In a normal R script or R markdown document, if I wanted to download data for the Cochin pipeline, I might use the following commands:

  file_name<-"https://www.cer-rec.gc.ca/open/energy/throughput-capacity/Cochin-throughput-and-capacity.csv"
  download.file(file_name,"local_file_name.csv",mode="wb")
  cochin_data <- read_csv("local_file_name.csv")%>%clean_names()

But, since I know I am going to have to do this for a few pipelines, I might make myself a function:

get_pipe_data<-function(pipe_name){
#construct the file name based on the naming convention of the open govt site 
#make sure you use the CORRECT name for the pipelines
# paste is like concatenate in Excel
# MAKE SURE you include the sep="" portion, otherwise it will include spaces by default
    file_name<-paste("https://www.cer-rec.gc.ca/open/energy/throughput-capacity/",pipe_name,"-throughput-and-capacity.csv",sep="") 
    #create a standard local file name convention
    local_file<-paste(pipe_name,".csv",sep="")
    #download the file and give it the local name based on the name of the pipeline
    download.file(file_name,local_file,mode="wb")
    #read in the data, and add a column for the pipe name (so you can easily combine data for different pipes)
    pipe_data <- read_csv(file = local_file)%>%clean_names()%>%mutate(pipe_name=pipe_name)
#the last line in a function here will send this data back to wherever you called it.
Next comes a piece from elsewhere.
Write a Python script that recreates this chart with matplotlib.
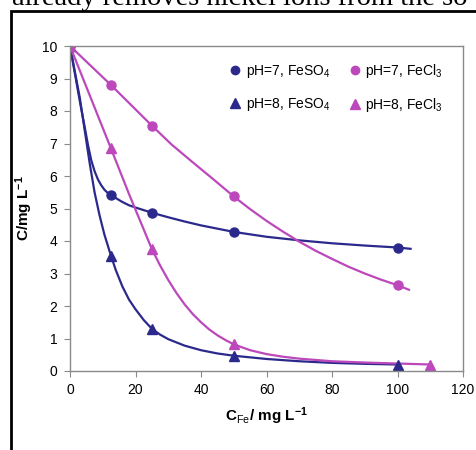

You'll see how it works in a second
  pipe_data
}

So, now I’ve created a function called get_pipe_data for which I need to provide a pipeline name. As long as that name is one that appears on the open data site, the function will download and return the data I want.

Try it out: run the code to create the function and then run get_pipe_data(pipe_name="Cochin") (you can also run get_pipe_data("Cochin"), since pipe_name is the first and only parameter being sent.

You might also choose to build some error-checking or other parameters into your functions. And, you can also give parameters a default value (using the equals sign in the function definition) if there’s one task you do often.

For example, in downloading data for the assignment, I used this function:

get_pipe_data<-function(pipe_name="Enbridge-Mainline"){
#check the names on the open data site - notice they are bad about naming consistently
    names<-c("Alliance","Cochin","Enbridge-Mainline","Norman-Wells",
        "Keystone","MNP","Trans-Mountain","TQM","tcpl-mainline","Westcoast","ngtl")
#start with a default of returning "no data"
pipe_data<-"No data"
#is the name I've sent one of the specified pipeline names?
if(pipe_name %in% names)
  {
  file_name<-paste("https://www.cer-rec.gc.ca/open/energy/throughput-capacity/",pipe_name,"-throughput-and-capacity.csv",sep="") 
    local_file<-paste(pipe_name,".csv",sep="")
    download.file(file_name,local_file,mode="wb")
    pipe_data <- read_csv(file = local_file)%>%clean_names()%>%mutate(pipe_name=pipe_name)
}

#return pipe_data, which will either be the data I just made, if I had a correct name, or the string "No data" if I didn't
pipe_data
}

Try it out:

enbridge_data<-get_pipe_data(pipe_name = "Enbridge-Mainline")

Rows: 1915 Columns: 15
── Column specification ────────────────────────────────────────────────────────
Delimiter: ","
chr  (7): Company, Pipeline, Key Point, Direction Of Flow, Trade Type, Produ...
dbl  (7): Month, Year, Latitude, Longitude, Throughput (1000 m3/d), Nameplat...
date (1): Date

ℹ Use `spec()` to retrieve the full column specification for this data.
ℹ Specify the column types or set `show_col_types = FALSE` to quiet this message.

You can also use a function to store the graph parameters you use most often. For example, I could have code like this:

leach_graph<-function(){
  theme_classic() +
  theme(panel.border = element_blank(),
        panel.grid = element_blank(),
        panel.grid.major.y = element_line(color = "gray",linetype="dotted"),
        axis.line.x = element_line(color = "gray"),
        axis.line.y = element_line(color = "gray"),
        axis.text = element_text(size = 12),
        axis.text.x = element_text(margin = margin(t = 10)),
        axis.title = element_text(size = 12),
        plot.subtitle = element_text(size = 12,hjust=0.5),
        plot.caption = element_text(face="italic",size = 12,hjust=0),
        legend.key.width=unit(2,"line"),
        legend.position = "bottom",
        legend.box = "vertical",
        legend.text = element_text(size = 12),
        plot.title = element_text(hjust=0.5,size = 14))
}

and, suppose I had a basic graph called enb_plot made from the Enbridge data that looked like this:

I could clean it up by using my function (and one of the hints from the assignment) to look like this:

enb_plot+leach_graph()+
  scale_y_continuous(expand = c(0, 0),
    sec.axis = sec_axis( trans=~.*1/.16, name="Shipments (Monthly, Thousands of Barrels per Day)"))

I hope some of this is helpful for you.